Strip the pictures and reproduce the rest of the listing exactly.

_DATA LINES_
-- start --

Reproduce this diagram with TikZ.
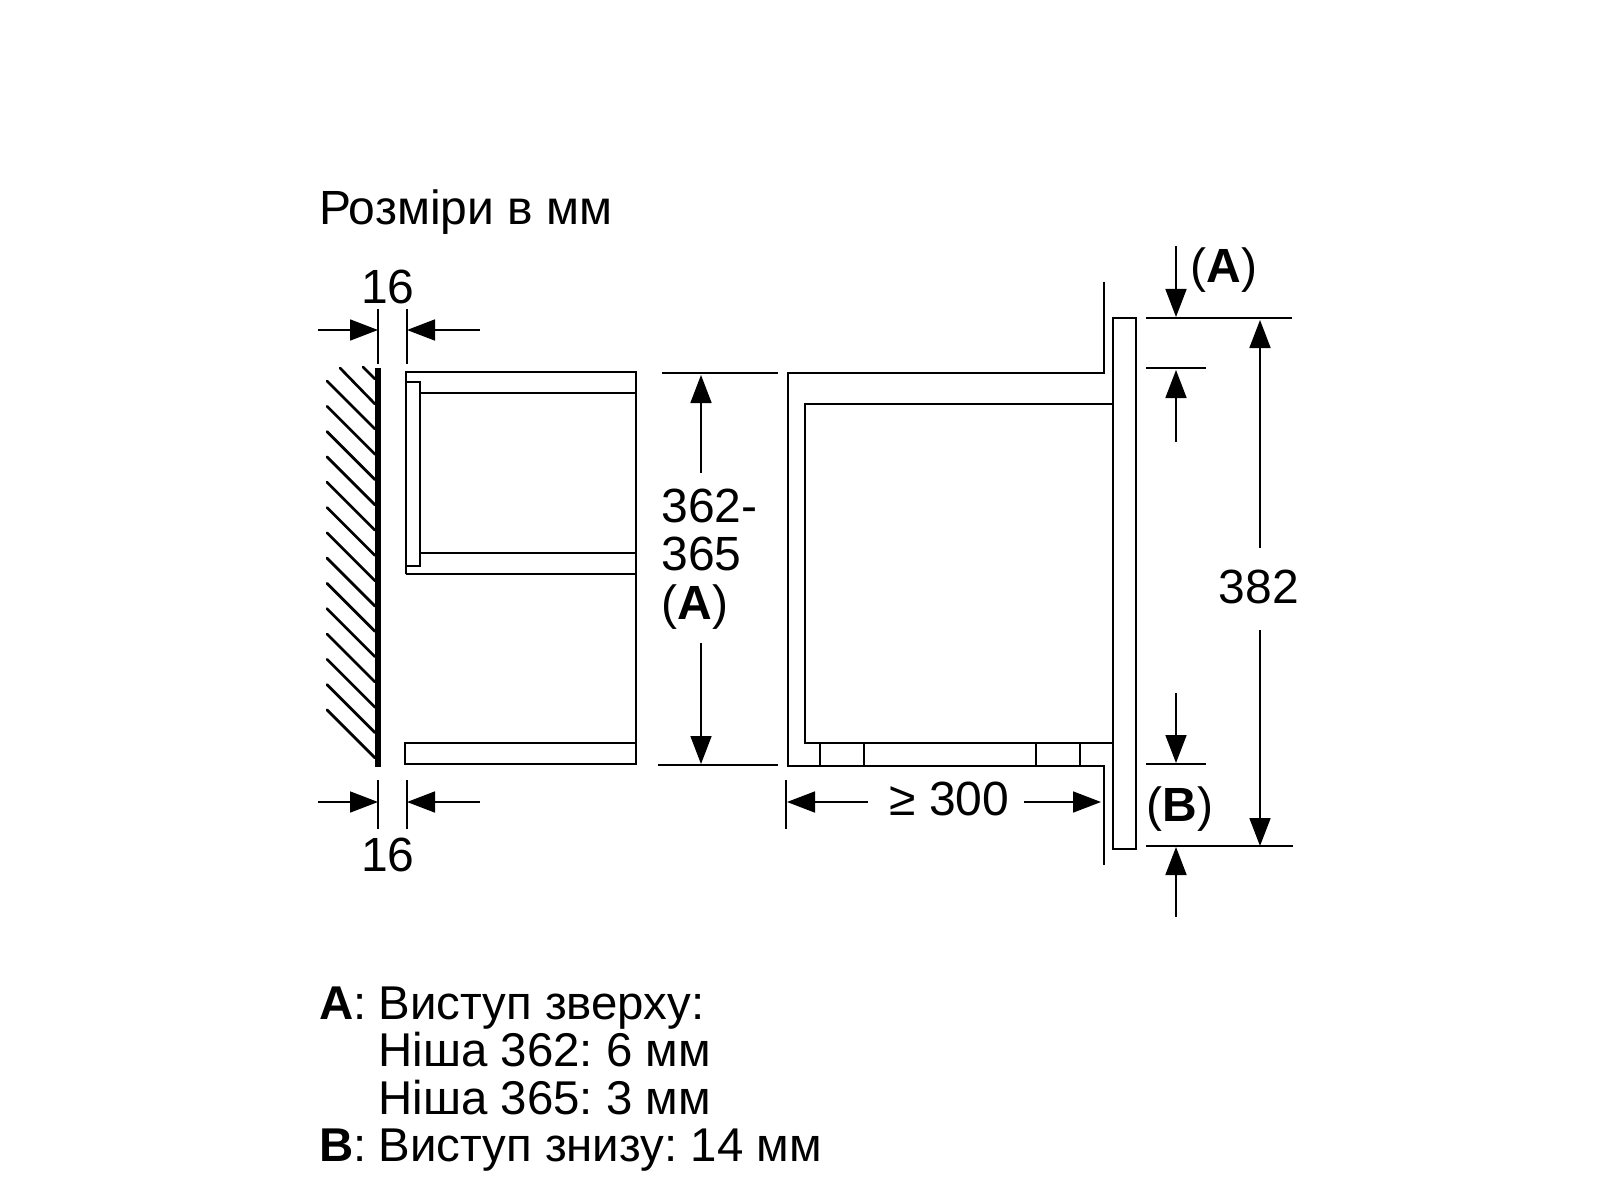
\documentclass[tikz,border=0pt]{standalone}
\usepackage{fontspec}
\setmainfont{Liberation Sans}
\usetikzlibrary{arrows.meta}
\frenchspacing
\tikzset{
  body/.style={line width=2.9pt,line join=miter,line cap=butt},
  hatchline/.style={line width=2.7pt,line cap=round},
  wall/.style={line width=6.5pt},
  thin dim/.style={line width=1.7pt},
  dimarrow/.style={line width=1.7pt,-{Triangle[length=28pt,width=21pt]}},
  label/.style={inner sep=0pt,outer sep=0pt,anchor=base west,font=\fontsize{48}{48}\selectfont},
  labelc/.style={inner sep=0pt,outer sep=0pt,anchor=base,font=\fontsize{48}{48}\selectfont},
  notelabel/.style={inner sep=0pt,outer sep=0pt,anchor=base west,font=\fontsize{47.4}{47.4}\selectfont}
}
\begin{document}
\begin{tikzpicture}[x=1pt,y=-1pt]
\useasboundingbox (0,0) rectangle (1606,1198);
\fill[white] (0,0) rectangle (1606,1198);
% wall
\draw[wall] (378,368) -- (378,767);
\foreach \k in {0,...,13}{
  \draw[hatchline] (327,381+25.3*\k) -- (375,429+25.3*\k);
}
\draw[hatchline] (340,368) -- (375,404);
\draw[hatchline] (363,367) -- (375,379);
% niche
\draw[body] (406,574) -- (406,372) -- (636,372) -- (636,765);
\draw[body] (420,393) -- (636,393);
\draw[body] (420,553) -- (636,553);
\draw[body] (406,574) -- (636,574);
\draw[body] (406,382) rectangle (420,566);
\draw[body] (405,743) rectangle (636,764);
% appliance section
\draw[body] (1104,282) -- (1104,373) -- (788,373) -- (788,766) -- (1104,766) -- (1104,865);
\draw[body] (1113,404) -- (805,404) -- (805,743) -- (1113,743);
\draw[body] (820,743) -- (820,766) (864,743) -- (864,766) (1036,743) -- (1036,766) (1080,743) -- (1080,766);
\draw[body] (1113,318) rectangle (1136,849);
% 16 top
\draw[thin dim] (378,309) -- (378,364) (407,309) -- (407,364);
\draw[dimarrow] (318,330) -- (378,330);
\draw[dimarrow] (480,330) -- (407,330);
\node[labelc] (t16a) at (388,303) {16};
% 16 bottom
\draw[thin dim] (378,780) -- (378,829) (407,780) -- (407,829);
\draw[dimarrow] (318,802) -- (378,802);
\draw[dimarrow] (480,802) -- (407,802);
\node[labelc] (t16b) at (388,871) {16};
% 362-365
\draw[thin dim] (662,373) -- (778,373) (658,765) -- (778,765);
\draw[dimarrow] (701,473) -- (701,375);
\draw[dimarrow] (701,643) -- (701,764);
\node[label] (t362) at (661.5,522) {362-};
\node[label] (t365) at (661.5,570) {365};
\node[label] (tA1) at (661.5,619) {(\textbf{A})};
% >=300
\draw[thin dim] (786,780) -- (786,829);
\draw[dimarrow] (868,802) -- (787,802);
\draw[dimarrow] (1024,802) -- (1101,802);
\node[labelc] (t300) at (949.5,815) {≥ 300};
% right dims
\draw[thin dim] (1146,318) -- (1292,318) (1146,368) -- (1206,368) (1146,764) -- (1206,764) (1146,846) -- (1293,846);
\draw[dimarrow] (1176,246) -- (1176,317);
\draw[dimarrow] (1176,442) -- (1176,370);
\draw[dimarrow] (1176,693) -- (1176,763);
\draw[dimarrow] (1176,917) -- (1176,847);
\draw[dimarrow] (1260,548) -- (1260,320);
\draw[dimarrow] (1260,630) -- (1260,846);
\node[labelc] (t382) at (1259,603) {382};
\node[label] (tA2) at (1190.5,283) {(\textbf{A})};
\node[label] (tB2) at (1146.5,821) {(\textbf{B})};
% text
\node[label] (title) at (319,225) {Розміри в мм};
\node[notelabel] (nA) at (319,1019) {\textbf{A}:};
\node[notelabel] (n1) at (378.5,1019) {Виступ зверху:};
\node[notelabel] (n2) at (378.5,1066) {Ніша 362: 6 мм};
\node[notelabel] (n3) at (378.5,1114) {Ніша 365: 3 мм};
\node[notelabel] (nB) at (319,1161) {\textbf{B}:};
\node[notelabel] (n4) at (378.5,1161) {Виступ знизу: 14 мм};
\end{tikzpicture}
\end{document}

-- end --

_TASK SOLUTION_
Reproduce this diagram with TikZ.
\documentclass[tikz,border=0pt]{standalone}
\usepackage{fontspec}
\setmainfont{Liberation Sans}
\usetikzlibrary{arrows.meta}
\frenchspacing
\tikzset{
  body/.style={line width=2.9pt,line join=miter,line cap=butt},
  hatchline/.style={line width=2.7pt,line cap=round},
  wall/.style={line width=6.5pt},
  thin dim/.style={line width=1.7pt},
  dimarrow/.style={line width=1.7pt,-{Triangle[length=28pt,width=21pt]}},
  label/.style={inner sep=0pt,outer sep=0pt,anchor=base west,font=\fontsize{48}{48}\selectfont},
  labelc/.style={inner sep=0pt,outer sep=0pt,anchor=base,font=\fontsize{48}{48}\selectfont},
  notelabel/.style={inner sep=0pt,outer sep=0pt,anchor=base west,font=\fontsize{47.4}{47.4}\selectfont}
}
\begin{document}
\begin{tikzpicture}[x=1pt,y=-1pt]
\useasboundingbox (0,0) rectangle (1606,1198);
\fill[white] (0,0) rectangle (1606,1198);
% wall
\draw[wall] (378,368) -- (378,767);
\foreach \k in {0,...,13}{
  \draw[hatchline] (327,381+25.3*\k) -- (375,429+25.3*\k);
}
\draw[hatchline] (340,368) -- (375,404);
\draw[hatchline] (363,367) -- (375,379);
% niche
\draw[body] (406,574) -- (406,372) -- (636,372) -- (636,765);
\draw[body] (420,393) -- (636,393);
\draw[body] (420,553) -- (636,553);
\draw[body] (406,574) -- (636,574);
\draw[body] (406,382) rectangle (420,566);
\draw[body] (405,743) rectangle (636,764);
% appliance section
\draw[body] (1104,282) -- (1104,373) -- (788,373) -- (788,766) -- (1104,766) -- (1104,865);
\draw[body] (1113,404) -- (805,404) -- (805,743) -- (1113,743);
\draw[body] (820,743) -- (820,766) (864,743) -- (864,766) (1036,743) -- (1036,766) (1080,743) -- (1080,766);
\draw[body] (1113,318) rectangle (1136,849);
% 16 top
\draw[thin dim] (378,309) -- (378,364) (407,309) -- (407,364);
\draw[dimarrow] (318,330) -- (378,330);
\draw[dimarrow] (480,330) -- (407,330);
\node[labelc] (t16a) at (388,303) {16};
% 16 bottom
\draw[thin dim] (378,780) -- (378,829) (407,780) -- (407,829);
\draw[dimarrow] (318,802) -- (378,802);
\draw[dimarrow] (480,802) -- (407,802);
\node[labelc] (t16b) at (388,871) {16};
% 362-365
\draw[thin dim] (662,373) -- (778,373) (658,765) -- (778,765);
\draw[dimarrow] (701,473) -- (701,375);
\draw[dimarrow] (701,643) -- (701,764);
\node[label] (t362) at (661.5,522) {362-};
\node[label] (t365) at (661.5,570) {365};
\node[label] (tA1) at (661.5,619) {(\textbf{A})};
% >=300
\draw[thin dim] (786,780) -- (786,829);
\draw[dimarrow] (868,802) -- (787,802);
\draw[dimarrow] (1024,802) -- (1101,802);
\node[labelc] (t300) at (949.5,815) {≥ 300};
% right dims
\draw[thin dim] (1146,318) -- (1292,318) (1146,368) -- (1206,368) (1146,764) -- (1206,764) (1146,846) -- (1293,846);
\draw[dimarrow] (1176,246) -- (1176,317);
\draw[dimarrow] (1176,442) -- (1176,370);
\draw[dimarrow] (1176,693) -- (1176,763);
\draw[dimarrow] (1176,917) -- (1176,847);
\draw[dimarrow] (1260,548) -- (1260,320);
\draw[dimarrow] (1260,630) -- (1260,846);
\node[labelc] (t382) at (1259,603) {382};
\node[label] (tA2) at (1190.5,283) {(\textbf{A})};
\node[label] (tB2) at (1146.5,821) {(\textbf{B})};
% text
\node[label] (title) at (319,225) {Розміри в мм};
\node[notelabel] (nA) at (319,1019) {\textbf{A}:};
\node[notelabel] (n1) at (378.5,1019) {Виступ зверху:};
\node[notelabel] (n2) at (378.5,1066) {Ніша 362: 6 мм};
\node[notelabel] (n3) at (378.5,1114) {Ніша 365: 3 мм};
\node[notelabel] (nB) at (319,1161) {\textbf{B}:};
\node[notelabel] (n4) at (378.5,1161) {Виступ знизу: 14 мм};
\end{tikzpicture}
\end{document}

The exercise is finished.